* Goal
Pictures excluded, return the lines below from the first through the line holding "import * as".
# Start of Data
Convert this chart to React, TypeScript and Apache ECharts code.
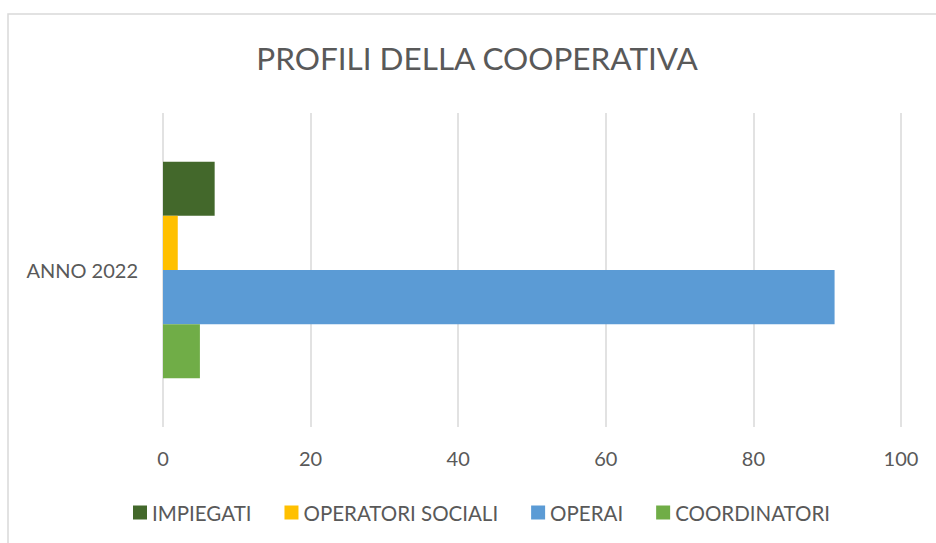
import React, { useEffect, useRef } from "react";
import * as echarts from "echarts";

const categories = ["ANNO 2022"];
const seriesNames = ["IMPIEGATI", "OPERATORI SOCIALI", "OPERAI", "COORDINATORI"];
const impiegati = [7];
const operatoriSociali = [2];
const operai = [91];
const coordinatori = [5];
const xTicks = { min: 0, max: 100, interval: 20 };
const colors = ["#43682b", "#ffc000", "#5b9bd5", "#70ad47"];

const FONT = "Lato";
const TEXT = "#595959";

export default function App() {
  const ref = useRef<HTMLDivElement>(null);
  useEffect(() => {
    if (!ref.current) return;
    const chart = echarts.init(ref.current, undefined, { renderer: "svg" });
    const values = [impiegati, operatoriSociali, operai, coordinatori];
    chart.setOption({
      animation: false,
      textStyle: { fontFamily: FONT },
      graphic: [
        {
          type: "rect",
          shape: { x: 8, y: 14, width: 1000, height: 600 },
          style: { fill: "none", stroke: "#d9d9d9", lineWidth: 1.5 },
          silent: true,
        },
        {
          type: "text",
          x: 477,
          y: 58,
          style: {
            text: "PROFILI DELLA COOPERATIVA",
            fill: TEXT,
            font: `31.5px ${FONT}`,
            textAlign: "center",
            textVerticalAlign: "middle",
          },
        },
      ],
      legend: {
        left: 133,
        top: 502,
        padding: 0,
        itemWidth: 14,
        itemHeight: 14,
        itemGap: 33,
        icon: "rect",
        data: seriesNames,
        textStyle: { color: TEXT, fontSize: 20.5, fontFamily: FONT },
      },
      grid: { left: 163, right: 35, top: 113, bottom: 116, containLabel: false },
      xAxis: {
        type: "value",
        min: xTicks.min,
        max: xTicks.max,
        interval: xTicks.interval,
        axisLine: { show: false },
        axisTick: { show: false },
        axisLabel: { color: TEXT, fontSize: 20, margin: 21, fontFamily: FONT },
        splitLine: { lineStyle: { color: "#d9d9d9", width: 1.5 } },
      },
      yAxis: {
        type: "category",
        data: categories,
        inverse: true,
        axisLine: { show: false },
        axisTick: { show: false },
        axisLabel: { color: TEXT, fontSize: 20, margin: 25, fontFamily: FONT },
        splitLine: { show: false },
      },
      series: seriesNames.map((name, i) => ({
        name,
        type: "bar",
        data: values[i],
        barGap: "0%",
        barCategoryGap: "31%",
        itemStyle: { color: colors[i] },
      })),
    });
    return () => chart.dispose();
  }, []);
  return (
    <div
      ref={ref}
      style={{ position: "absolute", left: 0, top: 0, width: 936, height: 543, background: "#fff" }}
    />
  );
}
# End of Data
* Exercise result
Convert this chart to React, TypeScript and Apache ECharts code.
import React, { useEffect, useRef } from "react";
import * as echarts from "echarts";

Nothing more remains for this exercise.